Last updated August 26, 2009. Created by grub3 on August 21, 2009.
Edited by Damien Tournoud. Log in to edit this page.
Multi-column indexes can be rather tricky to understand. An index on several columns is not symmetric and doesn't work equally on every field. For example, an index on a dual field:
CREATE INDEX foo ON table_name (bar1, bar2);is not equal to two indexes on single field:
CREATE INDEX bar1 ON table_name (bar1);
CREATE INDEX bar2 ON table_name (bar2);A database server can only use this index to optimize conditions that are on the leftmost part of the index. For example, the following query will not use this index:
SELECT * FROM table_name WHERE bar2 = 'foo'But those two will:
SELECT * FROM table_name WHERE bar1 = 'foo' AND bar2 = 'bar'
SELECT * FROM table_name WHERE bar1 = 'foo' AND bar2 > 'bar'Some databases claim that a dual index works equally right and left. This is not portable and probably not true, as multi-column indexing may result in a sequential scan in complex queries:
Reference: http://www.postgresql.org/docs/8.4/static/indexes-multicolumn.html
A multicolumn B-tree index can be used with query conditions that involve any subset of the index's columns, but the index is most efficient when there are constraints on the leading (leftmost) columns. The exact rule is that equality constraints on leading columns, plus any inequality constraints on the first column that does not have an equality constraint, will be used to limit the portion of the index that is scanned. Constraints on columns to the right of these columns are checked in the index, so they save visits to the table proper, but they do not reduce the portion of the index that has to be scanned. For example, given an index on (a, b, c) and a query condition WHERE a = 5 AND b >= 42 AND c < 77, the index would have to be scanned from the first entry with a = 5 and b = 42 up through the last entry with a = 5. Index entries with c >= 77 would be skipped, but they'd still have to be scanned through. This index could in principle be used for queries that have constraints on b and/or c with no constraint on a — but the entire index would have to be scanned, so in most cases the planner would prefer a sequential table scan over using the index.

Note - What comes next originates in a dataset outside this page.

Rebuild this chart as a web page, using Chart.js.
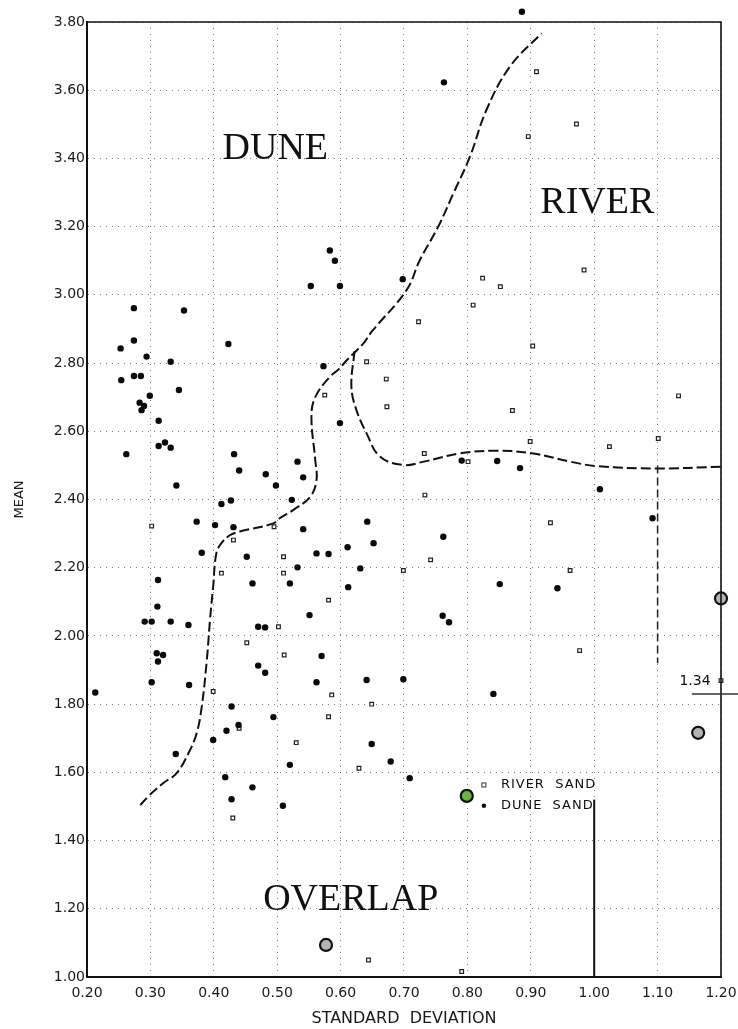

According to http://dev.mysql.com/doc/refman/5.1/en/mysql-indexes.html:
MySQL cannot use an index if the columns do not form a leftmost prefix of the index.
A good decision on wether to use multi-column indexes will take into account the cardinality of the data. Sometimes a multi-column index is simply the right answer, particularly if the values in the first column of the index do not limit the rows sufficiently.
Also in where exists clauses the rdbms will not even load the row if the primary key is the composite index, but it will have to.
Indexes are best thought of like caches, you use the right caching mechanism for the job, and you only do it when you can demonstrate performance improvement.
Therefore the proposed solution to enhance Drupal is to hunt for sequential scans and add single indexes when needed.
Comments
This seems wrong: But it does
This seems wrong:
According to http://www.postgresql.org/docs/8.3/static/indexes-multicolumn.html a multicolumn "index can be used with query conditions that involve any subset of the index's columns".
And this seems wrong:
According to http://dev.mysql.com/doc/refman/5.1/en/mysql-indexes.html "MySQL cannot use an index if the columns do not form a leftmost prefix of the index."
There may be some edge cases but overall the MySQL and PostgreSQL multicolumn index implementations seem fairly compatible in my reading of the docs.
According to : A multicolumn
According to :
Thanks for pointing out this page, which I did not know.
My point of view comes from the repetitively checking query plans on a large 500.000 database and it seems that dual indexes are not used by the planner when searching on single columns. The database will prefer a sequential scan.
So in most cases it would be safer to set two seperate indexes instead of a dual index.
I am going to rewrite this
I am going to rewrite this page. I believe that we should make a minimal use of dual indexes and prefer single indexes.
You're remarkably wrong, but
You're remarkably wrong, but documentation comments are the wrong place for this debate.
multi-column indexing may
multi-column indexing may result in a sequential scan in complex queries with multiple JOINs. Thus removing the interest of indexing. I added the information on the page.
Please note
Please note that I rewrote all this page, so that it now kind of make sense.
Thanks Damien. I would also
Thanks Damien.
I would also notice that multiple indexes cannot be used in JOINs, when single indexes can. Therefore, to make sure that a table can be joined easily, it is better to have multiple indexes.